-- start of Provided material --

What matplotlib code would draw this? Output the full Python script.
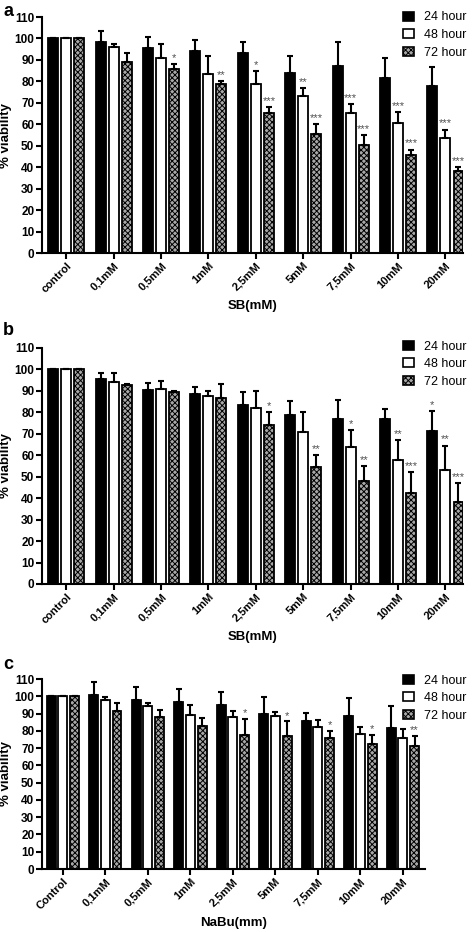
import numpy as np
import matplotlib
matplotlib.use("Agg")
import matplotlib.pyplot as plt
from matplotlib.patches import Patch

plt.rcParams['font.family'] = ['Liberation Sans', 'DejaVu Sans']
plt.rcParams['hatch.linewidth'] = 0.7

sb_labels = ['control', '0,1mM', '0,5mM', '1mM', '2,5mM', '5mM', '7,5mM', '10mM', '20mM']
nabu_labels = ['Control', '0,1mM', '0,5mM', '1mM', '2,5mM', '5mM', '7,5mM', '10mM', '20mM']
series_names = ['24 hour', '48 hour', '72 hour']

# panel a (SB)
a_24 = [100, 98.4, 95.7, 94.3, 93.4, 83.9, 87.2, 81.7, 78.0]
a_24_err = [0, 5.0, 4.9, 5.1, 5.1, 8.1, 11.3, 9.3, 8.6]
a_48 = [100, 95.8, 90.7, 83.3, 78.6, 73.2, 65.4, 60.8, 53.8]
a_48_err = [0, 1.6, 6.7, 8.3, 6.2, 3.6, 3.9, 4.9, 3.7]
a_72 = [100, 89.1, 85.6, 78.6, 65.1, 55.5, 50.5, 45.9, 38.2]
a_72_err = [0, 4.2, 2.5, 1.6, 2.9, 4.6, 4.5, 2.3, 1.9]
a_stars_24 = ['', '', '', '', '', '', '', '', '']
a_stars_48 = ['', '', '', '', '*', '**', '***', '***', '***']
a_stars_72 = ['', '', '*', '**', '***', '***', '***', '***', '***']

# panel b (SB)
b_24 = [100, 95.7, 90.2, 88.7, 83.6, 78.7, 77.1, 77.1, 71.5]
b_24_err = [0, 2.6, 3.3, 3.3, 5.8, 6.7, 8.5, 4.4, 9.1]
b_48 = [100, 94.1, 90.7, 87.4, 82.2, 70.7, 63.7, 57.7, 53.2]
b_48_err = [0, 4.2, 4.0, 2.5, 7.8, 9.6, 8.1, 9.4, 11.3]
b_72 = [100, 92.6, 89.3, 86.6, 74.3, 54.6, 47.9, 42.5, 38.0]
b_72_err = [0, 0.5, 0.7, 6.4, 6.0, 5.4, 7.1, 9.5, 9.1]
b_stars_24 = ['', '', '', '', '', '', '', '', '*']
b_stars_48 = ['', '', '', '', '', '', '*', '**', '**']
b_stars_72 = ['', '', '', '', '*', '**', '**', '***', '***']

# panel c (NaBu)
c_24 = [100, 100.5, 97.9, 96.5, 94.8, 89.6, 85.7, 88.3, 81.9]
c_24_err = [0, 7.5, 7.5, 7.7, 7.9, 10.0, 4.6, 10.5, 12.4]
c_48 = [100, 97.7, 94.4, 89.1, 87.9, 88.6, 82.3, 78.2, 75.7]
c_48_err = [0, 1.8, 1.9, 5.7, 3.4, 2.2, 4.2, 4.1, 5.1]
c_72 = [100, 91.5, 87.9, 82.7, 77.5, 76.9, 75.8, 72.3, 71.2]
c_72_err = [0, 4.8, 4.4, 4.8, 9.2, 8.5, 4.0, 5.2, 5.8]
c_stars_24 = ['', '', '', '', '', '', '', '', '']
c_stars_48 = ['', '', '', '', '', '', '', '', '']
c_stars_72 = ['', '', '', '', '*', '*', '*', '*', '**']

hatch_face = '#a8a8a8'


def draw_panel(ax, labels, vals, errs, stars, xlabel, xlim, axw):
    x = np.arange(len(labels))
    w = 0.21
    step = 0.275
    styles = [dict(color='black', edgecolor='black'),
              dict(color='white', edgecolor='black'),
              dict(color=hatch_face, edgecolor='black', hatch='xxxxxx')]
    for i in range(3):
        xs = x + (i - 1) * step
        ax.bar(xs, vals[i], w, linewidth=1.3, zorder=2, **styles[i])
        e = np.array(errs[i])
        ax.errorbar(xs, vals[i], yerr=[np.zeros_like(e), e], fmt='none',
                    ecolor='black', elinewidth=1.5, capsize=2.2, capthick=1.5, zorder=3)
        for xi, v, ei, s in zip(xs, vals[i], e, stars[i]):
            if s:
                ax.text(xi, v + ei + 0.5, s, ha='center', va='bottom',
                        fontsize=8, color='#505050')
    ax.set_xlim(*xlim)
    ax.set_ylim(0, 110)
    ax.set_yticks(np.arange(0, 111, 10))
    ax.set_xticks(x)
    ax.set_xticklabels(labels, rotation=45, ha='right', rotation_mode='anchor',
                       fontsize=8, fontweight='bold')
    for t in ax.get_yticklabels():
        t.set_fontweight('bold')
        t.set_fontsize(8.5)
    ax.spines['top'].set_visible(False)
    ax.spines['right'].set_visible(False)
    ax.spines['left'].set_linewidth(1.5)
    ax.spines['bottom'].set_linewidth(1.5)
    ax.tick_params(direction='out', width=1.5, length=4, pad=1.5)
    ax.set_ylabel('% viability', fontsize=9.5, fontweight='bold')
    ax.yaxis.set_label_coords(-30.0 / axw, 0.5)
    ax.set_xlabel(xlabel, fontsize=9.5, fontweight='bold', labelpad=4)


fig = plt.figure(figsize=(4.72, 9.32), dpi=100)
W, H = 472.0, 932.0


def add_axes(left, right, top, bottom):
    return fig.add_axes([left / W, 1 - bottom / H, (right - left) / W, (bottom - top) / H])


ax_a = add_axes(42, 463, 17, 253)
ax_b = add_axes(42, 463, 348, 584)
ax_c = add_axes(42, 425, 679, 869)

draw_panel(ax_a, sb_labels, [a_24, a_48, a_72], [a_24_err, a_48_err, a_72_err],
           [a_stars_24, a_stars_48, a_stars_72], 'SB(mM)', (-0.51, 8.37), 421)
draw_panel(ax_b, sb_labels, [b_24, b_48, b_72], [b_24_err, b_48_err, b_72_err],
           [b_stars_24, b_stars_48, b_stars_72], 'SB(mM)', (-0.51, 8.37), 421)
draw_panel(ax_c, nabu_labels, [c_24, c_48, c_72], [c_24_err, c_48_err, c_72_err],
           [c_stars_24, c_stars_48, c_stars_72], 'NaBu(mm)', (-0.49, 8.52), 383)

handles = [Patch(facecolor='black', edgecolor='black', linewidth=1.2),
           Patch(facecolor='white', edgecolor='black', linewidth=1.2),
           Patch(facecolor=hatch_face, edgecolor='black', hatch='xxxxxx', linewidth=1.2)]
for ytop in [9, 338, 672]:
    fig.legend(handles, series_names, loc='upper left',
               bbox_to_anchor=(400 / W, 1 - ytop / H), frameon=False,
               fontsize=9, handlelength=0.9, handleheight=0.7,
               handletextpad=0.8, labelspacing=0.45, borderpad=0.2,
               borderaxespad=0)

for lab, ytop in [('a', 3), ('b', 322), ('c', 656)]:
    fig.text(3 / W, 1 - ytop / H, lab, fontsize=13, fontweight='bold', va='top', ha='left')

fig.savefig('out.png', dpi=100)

-- end of Provided material --

• Task requirements:
Except for the pictures, print the data above exactly.

• Solution to the exercise:
What matplotlib code would draw this? Output the full Python script.
import numpy as np
import matplotlib
matplotlib.use("Agg")
import matplotlib.pyplot as plt
from matplotlib.patches import Patch

plt.rcParams['font.family'] = ['Liberation Sans', 'DejaVu Sans']
plt.rcParams['hatch.linewidth'] = 0.7

sb_labels = ['control', '0,1mM', '0,5mM', '1mM', '2,5mM', '5mM', '7,5mM', '10mM', '20mM']
nabu_labels = ['Control', '0,1mM', '0,5mM', '1mM', '2,5mM', '5mM', '7,5mM', '10mM', '20mM']
series_names = ['24 hour', '48 hour', '72 hour']

# panel a (SB)
a_24 = [100, 98.4, 95.7, 94.3, 93.4, 83.9, 87.2, 81.7, 78.0]
a_24_err = [0, 5.0, 4.9, 5.1, 5.1, 8.1, 11.3, 9.3, 8.6]
a_48 = [100, 95.8, 90.7, 83.3, 78.6, 73.2, 65.4, 60.8, 53.8]
a_48_err = [0, 1.6, 6.7, 8.3, 6.2, 3.6, 3.9, 4.9, 3.7]
a_72 = [100, 89.1, 85.6, 78.6, 65.1, 55.5, 50.5, 45.9, 38.2]
a_72_err = [0, 4.2, 2.5, 1.6, 2.9, 4.6, 4.5, 2.3, 1.9]
a_stars_24 = ['', '', '', '', '', '', '', '', '']
a_stars_48 = ['', '', '', '', '*', '**', '***', '***', '***']
a_stars_72 = ['', '', '*', '**', '***', '***', '***', '***', '***']

# panel b (SB)
b_24 = [100, 95.7, 90.2, 88.7, 83.6, 78.7, 77.1, 77.1, 71.5]
b_24_err = [0, 2.6, 3.3, 3.3, 5.8, 6.7, 8.5, 4.4, 9.1]
b_48 = [100, 94.1, 90.7, 87.4, 82.2, 70.7, 63.7, 57.7, 53.2]
b_48_err = [0, 4.2, 4.0, 2.5, 7.8, 9.6, 8.1, 9.4, 11.3]
b_72 = [100, 92.6, 89.3, 86.6, 74.3, 54.6, 47.9, 42.5, 38.0]
b_72_err = [0, 0.5, 0.7, 6.4, 6.0, 5.4, 7.1, 9.5, 9.1]
b_stars_24 = ['', '', '', '', '', '', '', '', '*']
b_stars_48 = ['', '', '', '', '', '', '*', '**', '**']
b_stars_72 = ['', '', '', '', '*', '**', '**', '***', '***']

# panel c (NaBu)
c_24 = [100, 100.5, 97.9, 96.5, 94.8, 89.6, 85.7, 88.3, 81.9]
c_24_err = [0, 7.5, 7.5, 7.7, 7.9, 10.0, 4.6, 10.5, 12.4]
c_48 = [100, 97.7, 94.4, 89.1, 87.9, 88.6, 82.3, 78.2, 75.7]
c_48_err = [0, 1.8, 1.9, 5.7, 3.4, 2.2, 4.2, 4.1, 5.1]
c_72 = [100, 91.5, 87.9, 82.7, 77.5, 76.9, 75.8, 72.3, 71.2]
c_72_err = [0, 4.8, 4.4, 4.8, 9.2, 8.5, 4.0, 5.2, 5.8]
c_stars_24 = ['', '', '', '', '', '', '', '', '']
c_stars_48 = ['', '', '', '', '', '', '', '', '']
c_stars_72 = ['', '', '', '', '*', '*', '*', '*', '**']

hatch_face = '#a8a8a8'


def draw_panel(ax, labels, vals, errs, stars, xlabel, xlim, axw):
    x = np.arange(len(labels))
    w = 0.21
    step = 0.275
    styles = [dict(color='black', edgecolor='black'),
              dict(color='white', edgecolor='black'),
              dict(color=hatch_face, edgecolor='black', hatch='xxxxxx')]
    for i in range(3):
        xs = x + (i - 1) * step
        ax.bar(xs, vals[i], w, linewidth=1.3, zorder=2, **styles[i])
        e = np.array(errs[i])
        ax.errorbar(xs, vals[i], yerr=[np.zeros_like(e), e], fmt='none',
                    ecolor='black', elinewidth=1.5, capsize=2.2, capthick=1.5, zorder=3)
        for xi, v, ei, s in zip(xs, vals[i], e, stars[i]):
            if s:
                ax.text(xi, v + ei + 0.5, s, ha='center', va='bottom',
                        fontsize=8, color='#505050')
    ax.set_xlim(*xlim)
    ax.set_ylim(0, 110)
    ax.set_yticks(np.arange(0, 111, 10))
    ax.set_xticks(x)
    ax.set_xticklabels(labels, rotation=45, ha='right', rotation_mode='anchor',
                       fontsize=8, fontweight='bold')
    for t in ax.get_yticklabels():
        t.set_fontweight('bold')
        t.set_fontsize(8.5)
    ax.spines['top'].set_visible(False)
    ax.spines['right'].set_visible(False)
    ax.spines['left'].set_linewidth(1.5)
    ax.spines['bottom'].set_linewidth(1.5)
    ax.tick_params(direction='out', width=1.5, length=4, pad=1.5)
    ax.set_ylabel('% viability', fontsize=9.5, fontweight='bold')
    ax.yaxis.set_label_coords(-30.0 / axw, 0.5)
    ax.set_xlabel(xlabel, fontsize=9.5, fontweight='bold', labelpad=4)


fig = plt.figure(figsize=(4.72, 9.32), dpi=100)
W, H = 472.0, 932.0


def add_axes(left, right, top, bottom):
    return fig.add_axes([left / W, 1 - bottom / H, (right - left) / W, (bottom - top) / H])


ax_a = add_axes(42, 463, 17, 253)
ax_b = add_axes(42, 463, 348, 584)
ax_c = add_axes(42, 425, 679, 869)

draw_panel(ax_a, sb_labels, [a_24, a_48, a_72], [a_24_err, a_48_err, a_72_err],
           [a_stars_24, a_stars_48, a_stars_72], 'SB(mM)', (-0.51, 8.37), 421)
draw_panel(ax_b, sb_labels, [b_24, b_48, b_72], [b_24_err, b_48_err, b_72_err],
           [b_stars_24, b_stars_48, b_stars_72], 'SB(mM)', (-0.51, 8.37), 421)
draw_panel(ax_c, nabu_labels, [c_24, c_48, c_72], [c_24_err, c_48_err, c_72_err],
           [c_stars_24, c_stars_48, c_stars_72], 'NaBu(mm)', (-0.49, 8.52), 383)

handles = [Patch(facecolor='black', edgecolor='black', linewidth=1.2),
           Patch(facecolor='white', edgecolor='black', linewidth=1.2),
           Patch(facecolor=hatch_face, edgecolor='black', hatch='xxxxxx', linewidth=1.2)]
for ytop in [9, 338, 672]:
    fig.legend(handles, series_names, loc='upper left',
               bbox_to_anchor=(400 / W, 1 - ytop / H), frameon=False,
               fontsize=9, handlelength=0.9, handleheight=0.7,
               handletextpad=0.8, labelspacing=0.45, borderpad=0.2,
               borderaxespad=0)

for lab, ytop in [('a', 3), ('b', 322), ('c', 656)]:
    fig.text(3 / W, 1 - ytop / H, lab, fontsize=13, fontweight='bold', va='top', ha='left')

fig.savefig('out.png', dpi=100)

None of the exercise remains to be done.